Swedish silversmith (1880–1939), also known as Marta af Ekenstam / Marta Afekenstam

Märta Gunilla Matilda af Ekenstam (1880–1939) was Sweden's first female silversmith and creative metal worker. In 1913, after studying in Munich, she established her own studio in Malmö where she worked in the Jugendstil with materials including gold, silver, ivory and copper. In 1928, she married Carl Jarming who ran an art firm in Malmö. The two emigrated to the United States, settling in Pasadena. She exhibited at the 1937 World Fair in Paris and the 1939 World Fair in New York. Works by Ekenstam are in the permanent collection of Sweden's National Museum.

==Early life==
Born in Malmö on 3 May 1880, Märta Gunilla Matilda af Ekenstam was the daughter of the army officer Gustaf Teodor Engelbrekt af Ekenstam and his wife Ester Ebba Gunilla. She was one of the family's ten children. She began her training while working as an apprentice for the silversmith Sven Bengtsson in Lund. From 1902 to 1905, she went on study trips to Germany, Italy and the Netherlands, with extended stays in Nuremberg, Leipzig and Naples. After receiving a scholarship, she was able to study in Munich from 1909 to 1913.

==Career==
In 1909, Ekenstam became the first woman in Sweden to be authorized to work as an artisan in metalwork. In 1913, on returning to Malmö, she established her own workshop creating utensils and jewellery in the Jugendstil in various materials, often combining silver and ivory in her personalized approach. Her ornaments in enamel, silver and ivory were decorated with semi-precious stones. In 1925, she opened the art school Skånska Målarskolen. From 1927, it was operated by the painter Tage Hansson.

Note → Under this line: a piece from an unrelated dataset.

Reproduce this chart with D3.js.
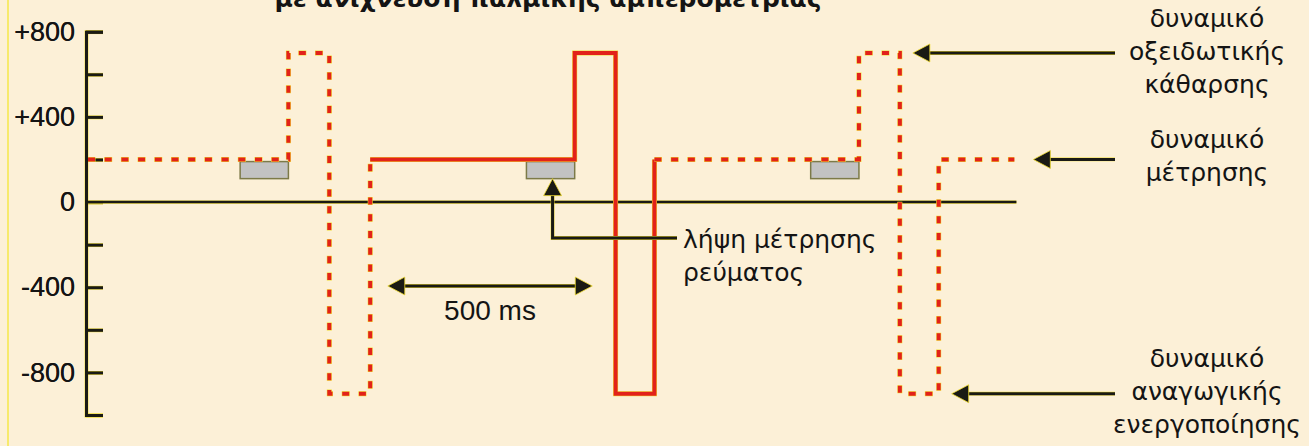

In 1928, she married Carl Jarmig who ran an art business in Malmö. Together they emigrated to the United States and settled in Pasadena. Ekenstam opened the Märta af Ekenstam Art and Craft firm there and held several solo exhibitions while in America.

Märta af Ekenstam died on 4 August 1939 while on a visit to Malmö. Three of her works are in the permanent collection of Sweden's National Museum.